-------- Records provided --------

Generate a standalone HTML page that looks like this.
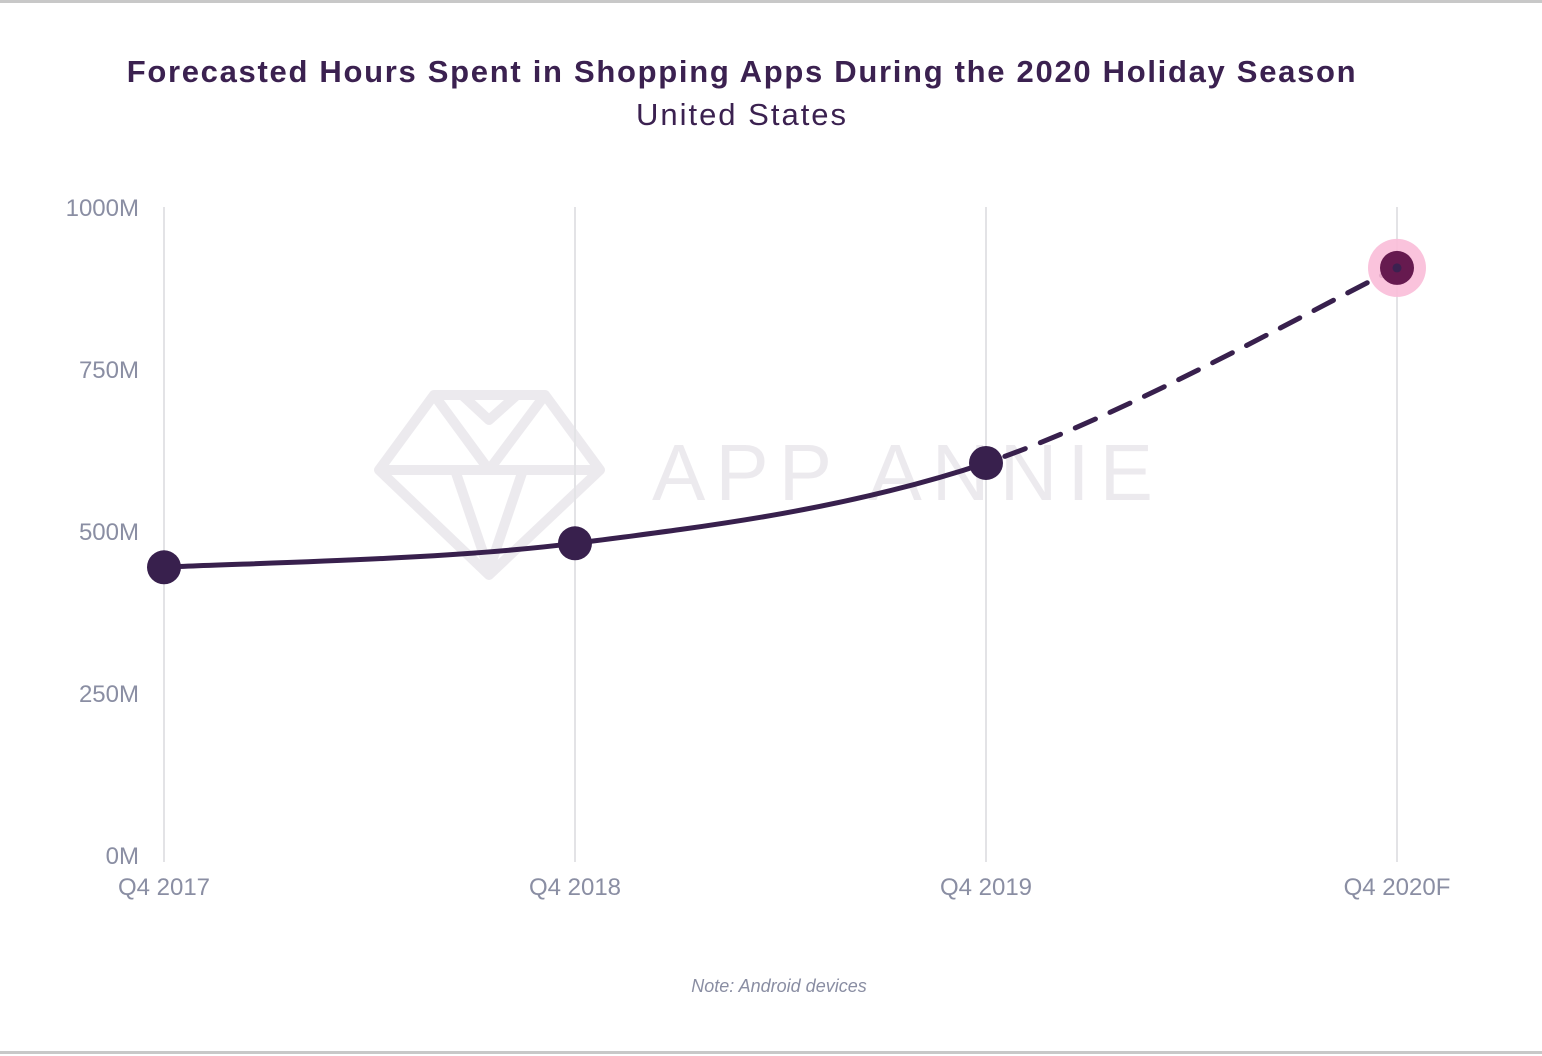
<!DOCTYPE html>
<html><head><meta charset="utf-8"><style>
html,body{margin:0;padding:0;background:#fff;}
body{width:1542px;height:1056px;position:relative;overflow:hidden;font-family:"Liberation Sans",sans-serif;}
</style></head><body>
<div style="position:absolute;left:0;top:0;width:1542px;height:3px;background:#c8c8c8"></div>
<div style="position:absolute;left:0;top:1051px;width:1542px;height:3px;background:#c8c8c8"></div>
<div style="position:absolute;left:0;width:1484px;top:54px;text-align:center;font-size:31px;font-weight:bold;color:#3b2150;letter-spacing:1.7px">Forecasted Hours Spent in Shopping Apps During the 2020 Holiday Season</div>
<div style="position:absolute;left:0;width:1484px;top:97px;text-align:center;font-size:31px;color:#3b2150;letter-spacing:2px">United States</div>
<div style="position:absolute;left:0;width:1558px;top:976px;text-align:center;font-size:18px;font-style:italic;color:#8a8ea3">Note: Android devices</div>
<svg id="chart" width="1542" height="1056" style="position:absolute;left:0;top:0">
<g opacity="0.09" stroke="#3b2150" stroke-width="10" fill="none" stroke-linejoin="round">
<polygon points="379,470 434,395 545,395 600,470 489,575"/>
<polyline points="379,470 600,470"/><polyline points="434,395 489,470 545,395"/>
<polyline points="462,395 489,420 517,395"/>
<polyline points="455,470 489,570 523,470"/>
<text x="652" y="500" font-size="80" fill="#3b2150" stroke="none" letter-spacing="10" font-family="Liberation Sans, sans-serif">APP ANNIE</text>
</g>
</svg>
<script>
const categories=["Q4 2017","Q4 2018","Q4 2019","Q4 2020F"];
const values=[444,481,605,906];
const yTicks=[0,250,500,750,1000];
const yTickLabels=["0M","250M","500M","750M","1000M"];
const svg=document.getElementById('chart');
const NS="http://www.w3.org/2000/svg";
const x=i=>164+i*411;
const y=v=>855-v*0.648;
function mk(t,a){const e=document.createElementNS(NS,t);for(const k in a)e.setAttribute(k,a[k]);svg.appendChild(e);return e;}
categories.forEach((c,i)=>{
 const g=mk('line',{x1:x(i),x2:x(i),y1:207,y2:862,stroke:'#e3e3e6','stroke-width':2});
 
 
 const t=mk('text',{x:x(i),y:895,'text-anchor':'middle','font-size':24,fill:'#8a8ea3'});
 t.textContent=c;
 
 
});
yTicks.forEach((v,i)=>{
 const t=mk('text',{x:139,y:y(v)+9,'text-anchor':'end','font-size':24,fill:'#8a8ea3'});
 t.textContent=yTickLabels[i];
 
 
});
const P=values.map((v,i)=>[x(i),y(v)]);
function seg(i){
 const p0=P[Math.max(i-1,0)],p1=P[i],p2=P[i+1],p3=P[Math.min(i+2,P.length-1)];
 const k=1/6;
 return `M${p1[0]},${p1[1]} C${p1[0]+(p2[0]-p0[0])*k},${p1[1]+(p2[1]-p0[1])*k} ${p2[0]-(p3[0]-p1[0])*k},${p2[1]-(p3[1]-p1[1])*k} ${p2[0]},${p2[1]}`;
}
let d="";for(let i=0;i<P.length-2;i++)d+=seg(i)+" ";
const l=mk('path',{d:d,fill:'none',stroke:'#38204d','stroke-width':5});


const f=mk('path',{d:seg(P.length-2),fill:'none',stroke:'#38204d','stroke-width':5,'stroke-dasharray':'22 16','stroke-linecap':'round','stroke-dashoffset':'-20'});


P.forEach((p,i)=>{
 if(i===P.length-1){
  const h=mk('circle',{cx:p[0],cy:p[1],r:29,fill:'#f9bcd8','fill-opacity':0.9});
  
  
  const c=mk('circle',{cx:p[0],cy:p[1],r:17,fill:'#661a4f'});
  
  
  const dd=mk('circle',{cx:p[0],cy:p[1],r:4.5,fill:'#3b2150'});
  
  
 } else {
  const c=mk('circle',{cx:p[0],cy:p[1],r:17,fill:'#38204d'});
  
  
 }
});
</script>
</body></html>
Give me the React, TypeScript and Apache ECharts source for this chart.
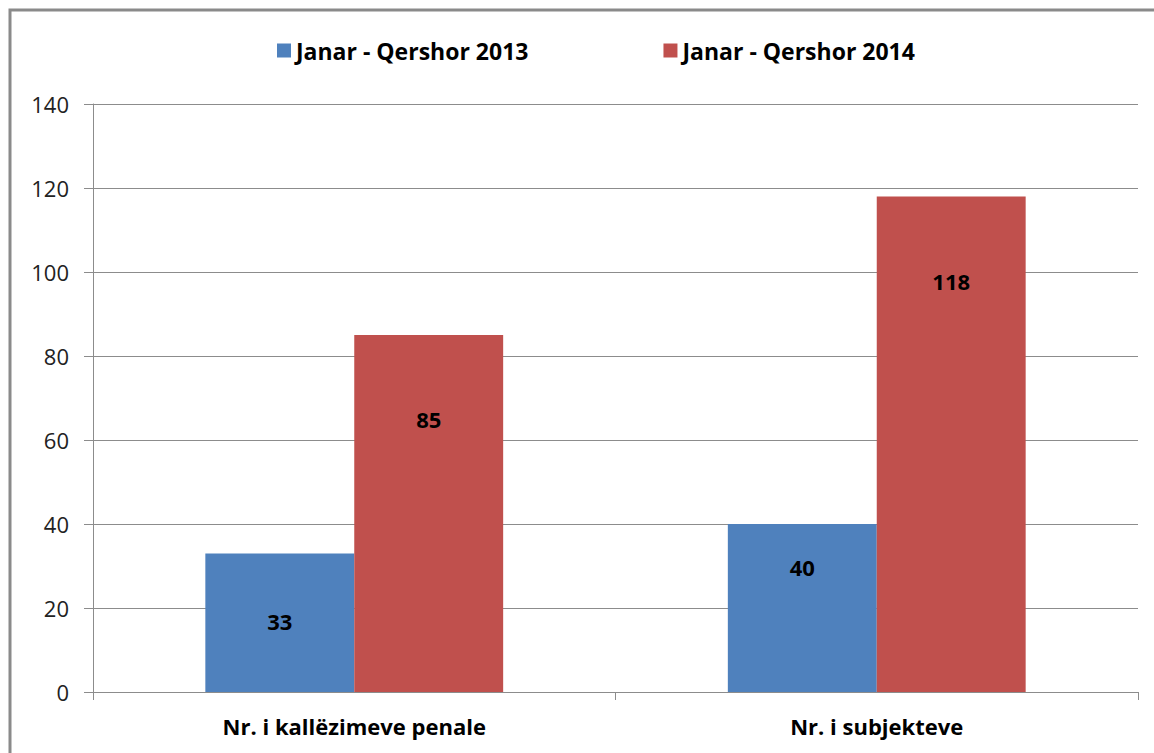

--------

Requirements: Search the listing for the string "chart". Copy each line where it turns up.

Worked answer:
<svg id="chart" width="1542" height="1056" style="position:absolute;left:0;top:0">
const svg=document.getElementById('chart');
Give me the React, TypeScript and Apache ECharts source for this chart.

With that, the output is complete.